Commenting on the resilience of the agri-food sector, Minister McConalogue said: “Given the volume and value of trade in both directions and the integrated nature of agri-food supply chains, the UK choice to leave the Single Market and Customs Union has had a profound impact on the trading environment and has unavoidably meant new burdens on companies through the additional requirements, checks and controls now in place.

“It is now over six months since the end of the Brexit Transition Period and we see evidence of businesses adapting to the permanent changes brought about by the UK’s withdrawal from the EU.

“The government [is] committed to continuing to support the sector in adapting to these new trading arrangements and in preparing for the further Brexit-related change and disruptions coming later this year and in 2022.”

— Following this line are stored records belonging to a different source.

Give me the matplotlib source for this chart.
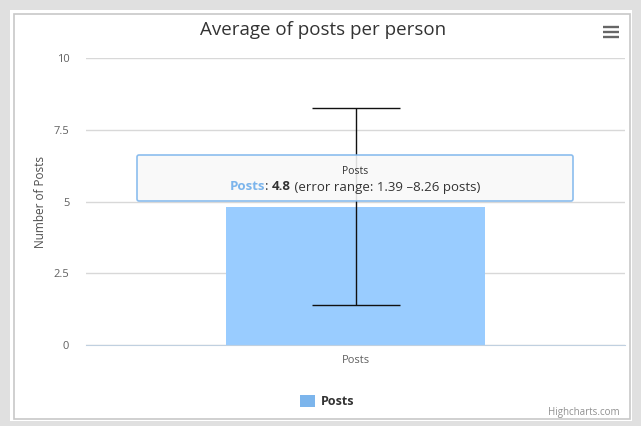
import matplotlib.pyplot as plt
from matplotlib.patches import Rectangle, FancyBboxPatch

categories = ["Posts"]
avg_posts = [4.8]
err_low = [1.39]
err_high = [8.26]
y_ticks = [0, 2.5, 5, 7.5, 10]
y_labels = ["0", "2.5", "5", "7.5", "10"]

W, H = 641, 426
fig = plt.figure(figsize=(W / 100, H / 100), dpi=100)
fig.patch.set_facecolor("#e0e0e0")
plt.rcParams["font.family"] = ["Open Sans", "DejaVu Sans"]

# white chart card with thin grey border
card = fig.add_axes([0, 0, 1, 1])
card.set_xlim(0, W)
card.set_ylim(H, 0)
card.axis("off")
card.add_patch(Rectangle((10, 10), 622, 411, facecolor="white", edgecolor="none"))
card.add_patch(Rectangle((13.5, 13.5), 616, 405, facecolor="none", edgecolor="#c8c8c8", lw=1.2))
# menu icon
for yy in (27, 32, 37):
    card.plot([603, 619], [yy, yy], color="#666666", lw=1.7, solid_capstyle="butt")

card.text(323, 30, "Average of posts per person", ha="center", va="center", fontsize=13.5, color="#333333")
card.text(620, 413, "Highcharts.com", ha="right", va="center", fontsize=7, color="#909090")
card.add_patch(Rectangle((300, 395), 15, 12, facecolor="#7cb5ec", edgecolor="none"))
card.text(321, 401.5, "Posts", ha="left", va="center", fontsize=9, color="#333333", fontweight="bold")

# plot area
left, right, top, bottom = 86, 625, 58, 345
ax = fig.add_axes([left / W, 1 - bottom / H, (right - left) / W, (bottom - top) / H])
ax.set_facecolor("none")
x = list(range(len(categories)))
ax.bar(x, avg_posts, width=0.48, color="#99ccff", zorder=2)
for xi, v, lo, hi in zip(x, avg_posts, err_low, err_high):
    ax.errorbar([xi], [v], yerr=[[v - lo], [hi - v]], fmt="none", ecolor="#111111",
                elinewidth=1, capsize=32, capthick=1, zorder=3)
ax.set_xlim(-0.5, 0.5)
ax.set_ylim(0, 10)
ax.set_yticks(y_ticks)
ax.set_yticklabels(y_labels)
ax.set_xticks(x)
ax.set_xticklabels(categories)
ax.grid(axis="y", color="#d8d8d8", lw=1, zorder=0)
for s in ax.spines.values():
    s.set_visible(False)
ax.spines["bottom"].set_visible(True)
ax.spines["bottom"].set_color("#c0d0e0")
ax.tick_params(axis="y", length=0, pad=12, labelsize=8, labelcolor="#606060")
ax.tick_params(axis="x", length=0, pad=7, labelsize=8, labelcolor="#606060")
ax.set_ylabel("Number of Posts", fontsize=8.5, color="#4d4d4d", labelpad=5)

# tooltip
tip = fig.add_axes([0, 0, 1, 1], zorder=5)
tip.set_xlim(0, W)
tip.set_ylim(H, 0)
tip.axis("off")
tip.add_patch(FancyBboxPatch((137, 155), 436, 46, boxstyle="round,pad=0,rounding_size=2",
                             facecolor="#f9f9f9", alpha=0.88, edgecolor="#7cb5ec", lw=1.2))
tip.text(355, 171, "Posts", ha="center", va="center", fontsize=7.5, color="#333333")

# second line: pieces laid out one after another
pieces = [("Posts", "#7cb5ec", "bold"), (": ", "#333333", "normal"),
          ("4.8", "#333333", "bold"), (" (error range: 1.39 \u20138.26 posts)", "#333333", "normal")]
renderer = fig.canvas.get_renderer()
texts = []
for s, c, wgt in pieces:
    t = tip.text(0, 187, s, ha="left", va="center", fontsize=9.5, color=c, fontweight=wgt)
    texts.append(t)
widths = [t.get_window_extent(renderer).width for t in texts]
xpos = 355 - sum(widths) / 2
for t, w in zip(texts, widths):
    t.set_x(xpos)
    xpos += w

fig.savefig("out.png", dpi=100)
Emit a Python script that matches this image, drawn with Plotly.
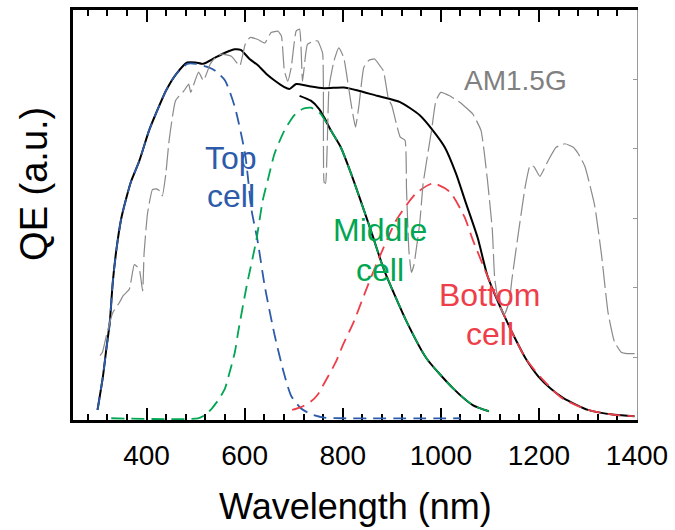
import plotly.graph_objects as go

# Wavelength grids (nm) and quantum-efficiency values (arbitrary units)
total_wl = [300, 311, 318, 325, 331, 338, 348, 358, 368, 385, 405, 420, 440, 460, 483,
            500, 515, 540, 560, 580, 592, 610, 627, 645, 661, 680, 692, 705, 730, 762,
            802, 829, 870, 917, 957, 984, 1008, 1031, 1051, 1075, 1095, 1112, 1129, 1152,
            1173, 1199, 1225, 1250, 1300, 1354, 1395]
total_qe = [0.12, 0.6, 1.0, 1.38, 1.95, 2.4, 2.86, 3.15, 3.4, 3.7, 4.14, 4.4, 4.72, 4.95, 5.12,
            5.12, 5.1, 5.19, 5.26, 5.31, 5.3, 5.17, 5.08, 4.95, 4.86, 4.77, 4.74, 4.81, 4.78, 4.75,
            4.76, 4.72, 4.64, 4.55, 4.36, 4.14, 3.9, 3.52, 3.1, 2.6, 2.05, 1.75, 1.48, 1.14,
            0.86, 0.6, 0.42, 0.29, 0.12, 0.05, 0.03]

top_wl = [300, 311, 318, 325, 331, 338, 348, 358, 368, 385, 405, 420, 440, 460, 483,
          500, 527, 540, 560, 580, 601, 614, 626, 641, 661, 680, 695, 715, 735, 762,
          800, 1040]
top_qe = [0.12, 0.6, 1.0, 1.38, 1.95, 2.4, 2.86, 3.15, 3.4, 3.7, 4.14, 4.4, 4.72, 4.95, 5.1,
          5.1, 5.05, 5.0, 4.86, 4.48, 3.8, 3.0, 2.57, 1.9, 1.2, 0.65, 0.32, 0.14, 0.06, 0.01,
          0.0, 0.0]

middle_wl = [328, 505, 520, 533, 548, 560, 567, 580, 587, 604, 624, 637, 648, 661, 681,
             701, 718, 735, 745, 755, 776, 796, 817, 857, 884, 931, 971, 1025, 1065, 1098]
middle_qe = [0.0, 0.0, 0.05, 0.14, 0.28, 0.43, 0.6, 0.95, 1.25, 1.9, 2.57, 3.14, 3.45, 3.81, 4.14,
             4.36, 4.45, 4.47, 4.43, 4.38, 4.14, 3.9, 3.52, 2.71, 2.14, 1.38, 0.86, 0.43, 0.19, 0.1]

# Measured middle-cell response drawn underneath the dashed overlay
middle_meas_wl = [712, 735, 752, 762, 776, 796, 817, 857, 884, 931, 971, 1025, 1065, 1098]
middle_meas_qe = [4.64, 4.57, 4.45, 4.33, 4.14, 3.9, 3.52, 2.71, 2.14, 1.38, 0.86, 0.43, 0.19, 0.1]

bottom_wl = [697, 715, 735, 750, 762, 786, 800, 822, 845, 870, 910, 950, 984, 1018, 1048,
             1065, 1095, 1129, 1152, 1173, 1206, 1247, 1300, 1354, 1394]
bottom_qe = [0.12, 0.16, 0.24, 0.35, 0.5, 0.81, 1.05, 1.38, 1.8, 2.24, 2.86, 3.24, 3.38, 3.26, 2.9,
             2.57, 2.05, 1.48, 1.14, 0.86, 0.57, 0.29, 0.12, 0.05, 0.03]

# AM1.5G solar spectrum (scaled)
am15_wl = [305, 310, 318, 331, 345, 352, 365, 375, 385, 392, 395, 402, 412, 420, 429,
           432, 439, 446, 459, 476, 486, 490, 506, 516, 530, 540, 553, 573, 590, 601,
           611, 627, 641, 654, 668, 675, 681, 688, 695, 705, 712, 718, 728, 742, 749,
           759, 762, 765, 772, 782, 792, 802, 816, 826, 833, 843, 853, 865, 876, 883,
           893, 900, 917, 927, 930, 935, 940, 945, 957, 964, 981, 990, 1000, 1018, 1038,
           1065, 1082, 1095, 1105, 1110, 1120, 1130, 1140, 1145, 1159, 1172, 1182, 1190, 1202, 1219,
           1235, 1253, 1270, 1280, 1294, 1314, 1328, 1341, 1354, 1368, 1380, 1395]
am15_val = [0.9, 0.95, 1.19, 1.52, 1.67, 1.76, 1.86, 2.21, 2.15, 1.83, 2.38, 2.95, 3.29, 3.3, 3.26,
            3.2, 3.5, 4.0, 4.57, 4.71, 4.81, 4.69, 4.98, 4.86, 5.1, 5.19, 5.24, 5.21, 5.07, 5.38,
            5.48, 5.45, 5.4, 5.55, 5.57, 5.5, 5.0, 4.85, 5.05, 5.57, 5.6, 4.85, 5.38, 5.43, 5.43,
            5.25, 3.4, 3.38, 4.76, 5.14, 5.33, 5.19, 4.57, 4.19, 4.5, 5.05, 5.15, 5.17, 5.07, 5.0,
            4.6, 4.5, 4.05, 4.0, 3.3, 2.4, 2.1, 2.2, 2.81, 3.38, 4.14, 4.57, 4.69, 4.64, 4.55,
            4.38, 4.14, 3.43, 2.71, 2.0, 1.6, 1.5, 1.7, 2.0, 2.71, 3.33, 3.64, 3.62, 3.48, 3.71,
            3.9, 3.95, 3.9, 3.81, 3.62, 3.05, 2.33, 1.52, 1.1, 0.95, 0.93, 0.93]

x_ticks = [400, 600, 800, 1000, 1200, 1400]

BLUE = "#2d5ba9"
GREEN = "#00a651"
RED = "#ee3e4a"
GRAY = "#8a8a8a"
FONT = "Arial, Liberation Sans, Helvetica, sans-serif"

# y range starts a hair below zero so zero-level dashes sit on the axis line
Y_RANGE = [-0.025, 5.875]

fig = go.Figure()

# Solar spectrum on the right-hand axis
fig.add_trace(go.Scatter(x=am15_wl, y=am15_val, mode="lines", yaxis="y2",
                         line=dict(color=GRAY, width=1.2, dash="22px,5px", shape="spline",
                                   smoothing=0.4),
                         hoverinfo="skip", showlegend=False))

# Measured responses (solid black)
fig.add_trace(go.Scatter(x=middle_meas_wl, y=middle_meas_qe, mode="lines",
                         line=dict(color="black", width=2, shape="spline", smoothing=0.6),
                         showlegend=False))
fig.add_trace(go.Scatter(x=total_wl, y=total_qe, mode="lines",
                         line=dict(color="black", width=2, shape="spline", smoothing=0.6),
                         showlegend=False))

# Sub-cell curves (dashed, coloured)
for wl, qe, col in [(top_wl, top_qe, BLUE), (middle_wl, middle_qe, GREEN),
                    (bottom_wl, bottom_qe, RED)]:
    fig.add_trace(go.Scatter(x=wl, y=qe, mode="lines",
                             line=dict(color=col, width=1.8, dash="13px,7px",
                                       shape="spline", smoothing=0.6),
                             showlegend=False))

labels = [
    ("Top", 573, 3.74, BLUE), ("cell", 573, 3.2, BLUE),
    ("Middle", 876, 2.71, GREEN), ("cell", 876, 2.14, GREEN),
    ("Bottom", 1100, 1.77, RED), ("cell", 1100, 1.21, RED),
]
for txt, lx, ly, col in labels:
    fig.add_annotation(x=lx, y=ly, text=txt, showarrow=False, xanchor="center",
                       yanchor="middle", font=dict(family=FONT, size=32, color=col))
fig.add_annotation(x=1152, y=4.86, text="AM1.5G", showarrow=False, xanchor="center",
                   yanchor="middle", font=dict(family=FONT, size=28, color="#808080"))

# Axis titles
fig.add_annotation(x=0.5, y=-0.212, xref="paper", yref="paper", text="Wavelength (nm)",
                   showarrow=False, xanchor="center", yanchor="middle",
                   font=dict(family=FONT, size=36, color="black"))
fig.add_annotation(x=-0.068, y=0.575, xref="paper", yref="paper", text="QE (a.u.)",
                   showarrow=False, textangle=-90, xanchor="center", yanchor="middle",
                   font=dict(family=FONT, size=38, color="black"))

fig.update_layout(
    width=675, height=530,
    margin=dict(l=73, r=32, t=7, b=110),
    paper_bgcolor="white", plot_bgcolor="white",
    font=dict(family=FONT, color="black"),
    xaxis=dict(range=[250, 1400], tickvals=x_ticks, ticks="inside", ticklen=12,
               tickwidth=2, tickcolor="black", showline=True, linecolor="black",
               linewidth=2.5, mirror="ticks", showgrid=False, zeroline=False,
               layer="below traces",
               tickfont=dict(size=28, family=FONT), ticklabelstandoff=9,
               minor=dict(dtick=40, tick0=0, ticks="inside", ticklen=6, tickwidth=2,
                          tickcolor="black", showgrid=False)),
    yaxis=dict(range=Y_RANGE, showline=True, linecolor="black", linewidth=2.5,
               ticks="", showticklabels=False, showgrid=False, zeroline=False,
               layer="below traces"),
    yaxis2=dict(range=Y_RANGE, overlaying="y", side="right", showline=True,
                linecolor="#999999", linewidth=1, ticks="inside", ticklen=4, tickwidth=1,
                tickcolor="#999999", dtick=1, tick0=0.875, showticklabels=False,
                showgrid=False, zeroline=False, layer="below traces"),
)

fig.write_html("out.html")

Webinar on trade post-Brexit changes

To help businesses adapt to the post-Brexit trading environment, DAFM, along with colleagues in Revenue and the Health Service Executive (HSE), will hold a webinar today (Wednesday, July 7).

It will provide an overview of the most common challenges experienced by businesses since January 1, and provide advice on the practical steps businesses can take to manage these challenges.


The UK is implementing a phased approach to the introduction of its import requirements, including Sanitary and Phytosanitary (SPS) controls.

The UK first phase was introduced on January 1, 2021. On March 11, the UK Government announced a delay in the introduction of additional import controls which had been scheduled to take place on April 1 and July 1.

These requirements will now come into force on October 1, January 1, 2022, and March 1, 2022.

These new UK import controls will impact on exporters of all products of animal origin, including all meat, dairy, fish and composite products incorporating products of animal origin, certain animal by-products, high risk food not of animal origin as well as regulated plants and plant products.

Anyone moving goods from, to and through the UK (excluding Northern Ireland) should register with DAFM as an importer/exporter.

Companies should also register with Revenue to obtain an Economic Operators’ Registration and Identification (EORI) number if they haven’t already done so.